## STATED EXERCISE:
Set the listing down again exactly, please, apart from its pictures.

## GIVEN INFORMATION:
━━━━

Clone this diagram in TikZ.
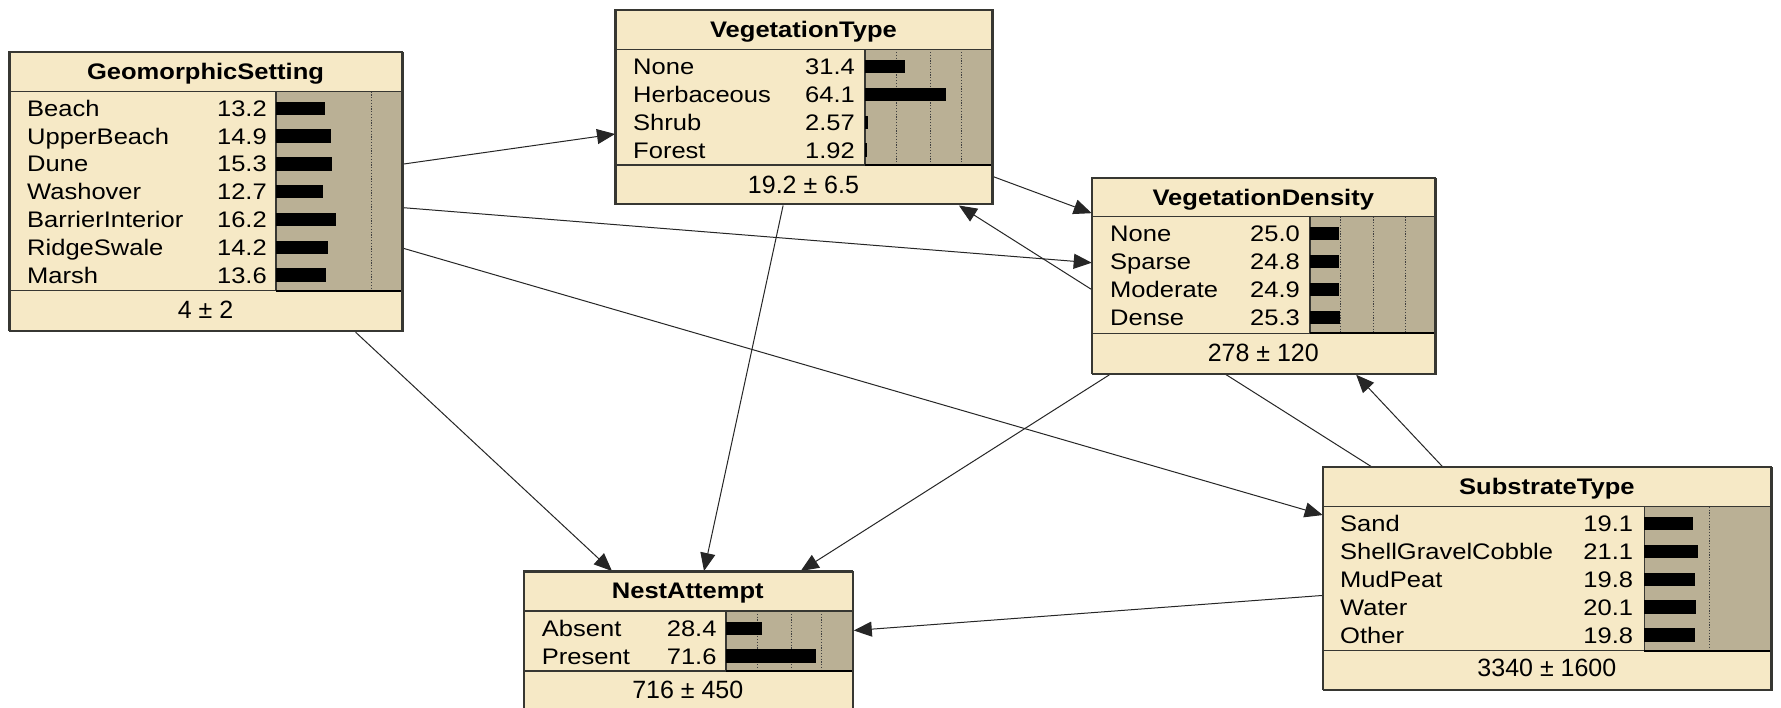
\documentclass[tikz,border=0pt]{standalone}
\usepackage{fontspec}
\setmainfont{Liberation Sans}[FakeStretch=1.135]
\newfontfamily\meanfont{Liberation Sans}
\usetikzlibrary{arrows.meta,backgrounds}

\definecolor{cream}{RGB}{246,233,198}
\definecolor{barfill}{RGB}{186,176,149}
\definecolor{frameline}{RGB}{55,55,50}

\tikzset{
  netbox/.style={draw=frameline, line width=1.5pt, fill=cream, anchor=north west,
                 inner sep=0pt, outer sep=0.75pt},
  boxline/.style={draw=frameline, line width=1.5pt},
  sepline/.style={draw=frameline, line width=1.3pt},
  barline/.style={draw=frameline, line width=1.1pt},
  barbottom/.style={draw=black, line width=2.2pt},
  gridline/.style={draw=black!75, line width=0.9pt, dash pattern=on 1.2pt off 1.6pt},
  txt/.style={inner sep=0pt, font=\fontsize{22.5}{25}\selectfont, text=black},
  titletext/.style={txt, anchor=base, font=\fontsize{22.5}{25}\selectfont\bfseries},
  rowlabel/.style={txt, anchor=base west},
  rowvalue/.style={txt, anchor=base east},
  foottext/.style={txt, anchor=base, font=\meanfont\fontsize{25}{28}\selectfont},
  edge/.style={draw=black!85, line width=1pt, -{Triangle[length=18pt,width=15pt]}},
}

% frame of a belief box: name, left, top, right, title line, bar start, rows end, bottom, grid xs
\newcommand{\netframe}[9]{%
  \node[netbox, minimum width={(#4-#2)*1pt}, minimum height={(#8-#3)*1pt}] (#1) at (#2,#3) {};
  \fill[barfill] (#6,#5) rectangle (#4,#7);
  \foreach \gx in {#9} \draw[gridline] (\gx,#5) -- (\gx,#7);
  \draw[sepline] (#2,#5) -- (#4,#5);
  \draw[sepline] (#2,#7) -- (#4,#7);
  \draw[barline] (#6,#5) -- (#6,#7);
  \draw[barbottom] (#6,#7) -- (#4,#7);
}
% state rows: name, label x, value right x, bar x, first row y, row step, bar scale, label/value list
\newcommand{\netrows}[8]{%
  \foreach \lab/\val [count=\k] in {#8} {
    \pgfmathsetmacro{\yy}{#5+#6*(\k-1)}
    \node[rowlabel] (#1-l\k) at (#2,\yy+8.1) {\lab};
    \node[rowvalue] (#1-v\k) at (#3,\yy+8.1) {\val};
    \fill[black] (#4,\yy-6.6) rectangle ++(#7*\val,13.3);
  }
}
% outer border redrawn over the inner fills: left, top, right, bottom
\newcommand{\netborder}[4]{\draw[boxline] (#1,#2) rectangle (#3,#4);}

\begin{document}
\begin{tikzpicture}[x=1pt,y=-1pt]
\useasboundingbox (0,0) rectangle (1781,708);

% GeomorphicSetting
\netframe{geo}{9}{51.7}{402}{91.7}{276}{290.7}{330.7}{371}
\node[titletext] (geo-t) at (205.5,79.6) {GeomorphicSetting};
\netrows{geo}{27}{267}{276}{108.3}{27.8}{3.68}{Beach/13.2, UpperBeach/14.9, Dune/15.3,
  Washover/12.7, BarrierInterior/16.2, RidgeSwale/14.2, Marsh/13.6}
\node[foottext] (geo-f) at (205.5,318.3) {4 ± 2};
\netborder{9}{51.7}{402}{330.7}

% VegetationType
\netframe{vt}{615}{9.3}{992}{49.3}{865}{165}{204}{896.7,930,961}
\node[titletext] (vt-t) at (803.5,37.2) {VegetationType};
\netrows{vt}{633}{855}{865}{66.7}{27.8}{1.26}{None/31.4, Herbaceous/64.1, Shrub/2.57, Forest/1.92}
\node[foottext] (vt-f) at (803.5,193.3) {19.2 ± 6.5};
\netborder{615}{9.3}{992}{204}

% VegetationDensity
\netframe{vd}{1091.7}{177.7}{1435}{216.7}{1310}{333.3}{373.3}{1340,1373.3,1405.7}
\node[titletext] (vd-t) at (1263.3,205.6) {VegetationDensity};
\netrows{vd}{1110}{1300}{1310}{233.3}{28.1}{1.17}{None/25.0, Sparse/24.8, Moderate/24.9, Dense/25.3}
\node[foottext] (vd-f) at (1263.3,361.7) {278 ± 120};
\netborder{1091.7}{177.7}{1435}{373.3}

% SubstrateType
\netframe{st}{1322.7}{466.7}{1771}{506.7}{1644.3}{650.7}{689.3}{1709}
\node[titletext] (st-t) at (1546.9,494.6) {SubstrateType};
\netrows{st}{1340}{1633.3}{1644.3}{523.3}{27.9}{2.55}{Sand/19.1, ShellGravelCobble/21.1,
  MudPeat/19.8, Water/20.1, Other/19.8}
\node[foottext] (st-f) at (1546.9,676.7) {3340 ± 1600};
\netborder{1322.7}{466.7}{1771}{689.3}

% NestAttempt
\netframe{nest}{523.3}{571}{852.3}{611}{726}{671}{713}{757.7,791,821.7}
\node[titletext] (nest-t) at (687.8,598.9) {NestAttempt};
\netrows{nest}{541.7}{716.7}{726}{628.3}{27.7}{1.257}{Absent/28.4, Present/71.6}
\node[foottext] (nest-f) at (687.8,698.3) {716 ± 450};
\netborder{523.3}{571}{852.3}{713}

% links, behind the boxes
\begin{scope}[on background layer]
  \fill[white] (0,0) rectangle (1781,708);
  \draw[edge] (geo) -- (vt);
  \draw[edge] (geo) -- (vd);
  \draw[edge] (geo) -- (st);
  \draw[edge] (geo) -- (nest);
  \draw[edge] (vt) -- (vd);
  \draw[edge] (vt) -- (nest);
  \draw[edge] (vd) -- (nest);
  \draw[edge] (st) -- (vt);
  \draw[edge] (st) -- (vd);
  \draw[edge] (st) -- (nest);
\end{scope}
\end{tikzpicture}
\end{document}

━━━━

## WORKED ANSWER:
Clone this diagram in TikZ.
\documentclass[tikz,border=0pt]{standalone}
\usepackage{fontspec}
\setmainfont{Liberation Sans}[FakeStretch=1.135]
\newfontfamily\meanfont{Liberation Sans}
\usetikzlibrary{arrows.meta,backgrounds}

\definecolor{cream}{RGB}{246,233,198}
\definecolor{barfill}{RGB}{186,176,149}
\definecolor{frameline}{RGB}{55,55,50}

\tikzset{
  netbox/.style={draw=frameline, line width=1.5pt, fill=cream, anchor=north west,
                 inner sep=0pt, outer sep=0.75pt},
  boxline/.style={draw=frameline, line width=1.5pt},
  sepline/.style={draw=frameline, line width=1.3pt},
  barline/.style={draw=frameline, line width=1.1pt},
  barbottom/.style={draw=black, line width=2.2pt},
  gridline/.style={draw=black!75, line width=0.9pt, dash pattern=on 1.2pt off 1.6pt},
  txt/.style={inner sep=0pt, font=\fontsize{22.5}{25}\selectfont, text=black},
  titletext/.style={txt, anchor=base, font=\fontsize{22.5}{25}\selectfont\bfseries},
  rowlabel/.style={txt, anchor=base west},
  rowvalue/.style={txt, anchor=base east},
  foottext/.style={txt, anchor=base, font=\meanfont\fontsize{25}{28}\selectfont},
  edge/.style={draw=black!85, line width=1pt, -{Triangle[length=18pt,width=15pt]}},
}

% frame of a belief box: name, left, top, right, title line, bar start, rows end, bottom, grid xs
\newcommand{\netframe}[9]{%
  \node[netbox, minimum width={(#4-#2)*1pt}, minimum height={(#8-#3)*1pt}] (#1) at (#2,#3) {};
  \fill[barfill] (#6,#5) rectangle (#4,#7);
  \foreach \gx in {#9} \draw[gridline] (\gx,#5) -- (\gx,#7);
  \draw[sepline] (#2,#5) -- (#4,#5);
  \draw[sepline] (#2,#7) -- (#4,#7);
  \draw[barline] (#6,#5) -- (#6,#7);
  \draw[barbottom] (#6,#7) -- (#4,#7);
}
% state rows: name, label x, value right x, bar x, first row y, row step, bar scale, label/value list
\newcommand{\netrows}[8]{%
  \foreach \lab/\val [count=\k] in {#8} {
    \pgfmathsetmacro{\yy}{#5+#6*(\k-1)}
    \node[rowlabel] (#1-l\k) at (#2,\yy+8.1) {\lab};
    \node[rowvalue] (#1-v\k) at (#3,\yy+8.1) {\val};
    \fill[black] (#4,\yy-6.6) rectangle ++(#7*\val,13.3);
  }
}
% outer border redrawn over the inner fills: left, top, right, bottom
\newcommand{\netborder}[4]{\draw[boxline] (#1,#2) rectangle (#3,#4);}

\begin{document}
\begin{tikzpicture}[x=1pt,y=-1pt]
\useasboundingbox (0,0) rectangle (1781,708);

% GeomorphicSetting
\netframe{geo}{9}{51.7}{402}{91.7}{276}{290.7}{330.7}{371}
\node[titletext] (geo-t) at (205.5,79.6) {GeomorphicSetting};
\netrows{geo}{27}{267}{276}{108.3}{27.8}{3.68}{Beach/13.2, UpperBeach/14.9, Dune/15.3,
  Washover/12.7, BarrierInterior/16.2, RidgeSwale/14.2, Marsh/13.6}
\node[foottext] (geo-f) at (205.5,318.3) {4 ± 2};
\netborder{9}{51.7}{402}{330.7}

% VegetationType
\netframe{vt}{615}{9.3}{992}{49.3}{865}{165}{204}{896.7,930,961}
\node[titletext] (vt-t) at (803.5,37.2) {VegetationType};
\netrows{vt}{633}{855}{865}{66.7}{27.8}{1.26}{None/31.4, Herbaceous/64.1, Shrub/2.57, Forest/1.92}
\node[foottext] (vt-f) at (803.5,193.3) {19.2 ± 6.5};
\netborder{615}{9.3}{992}{204}

% VegetationDensity
\netframe{vd}{1091.7}{177.7}{1435}{216.7}{1310}{333.3}{373.3}{1340,1373.3,1405.7}
\node[titletext] (vd-t) at (1263.3,205.6) {VegetationDensity};
\netrows{vd}{1110}{1300}{1310}{233.3}{28.1}{1.17}{None/25.0, Sparse/24.8, Moderate/24.9, Dense/25.3}
\node[foottext] (vd-f) at (1263.3,361.7) {278 ± 120};
\netborder{1091.7}{177.7}{1435}{373.3}

% SubstrateType
\netframe{st}{1322.7}{466.7}{1771}{506.7}{1644.3}{650.7}{689.3}{1709}
\node[titletext] (st-t) at (1546.9,494.6) {SubstrateType};
\netrows{st}{1340}{1633.3}{1644.3}{523.3}{27.9}{2.55}{Sand/19.1, ShellGravelCobble/21.1,
  MudPeat/19.8, Water/20.1, Other/19.8}
\node[foottext] (st-f) at (1546.9,676.7) {3340 ± 1600};
\netborder{1322.7}{466.7}{1771}{689.3}

% NestAttempt
\netframe{nest}{523.3}{571}{852.3}{611}{726}{671}{713}{757.7,791,821.7}
\node[titletext] (nest-t) at (687.8,598.9) {NestAttempt};
\netrows{nest}{541.7}{716.7}{726}{628.3}{27.7}{1.257}{Absent/28.4, Present/71.6}
\node[foottext] (nest-f) at (687.8,698.3) {716 ± 450};
\netborder{523.3}{571}{852.3}{713}

% links, behind the boxes
\begin{scope}[on background layer]
  \fill[white] (0,0) rectangle (1781,708);
  \draw[edge] (geo) -- (vt);
  \draw[edge] (geo) -- (vd);
  \draw[edge] (geo) -- (st);
  \draw[edge] (geo) -- (nest);
  \draw[edge] (vt) -- (vd);
  \draw[edge] (vt) -- (nest);
  \draw[edge] (vd) -- (nest);
  \draw[edge] (st) -- (vt);
  \draw[edge] (st) -- (vd);
  \draw[edge] (st) -- (nest);
\end{scope}
\end{tikzpicture}
\end{document}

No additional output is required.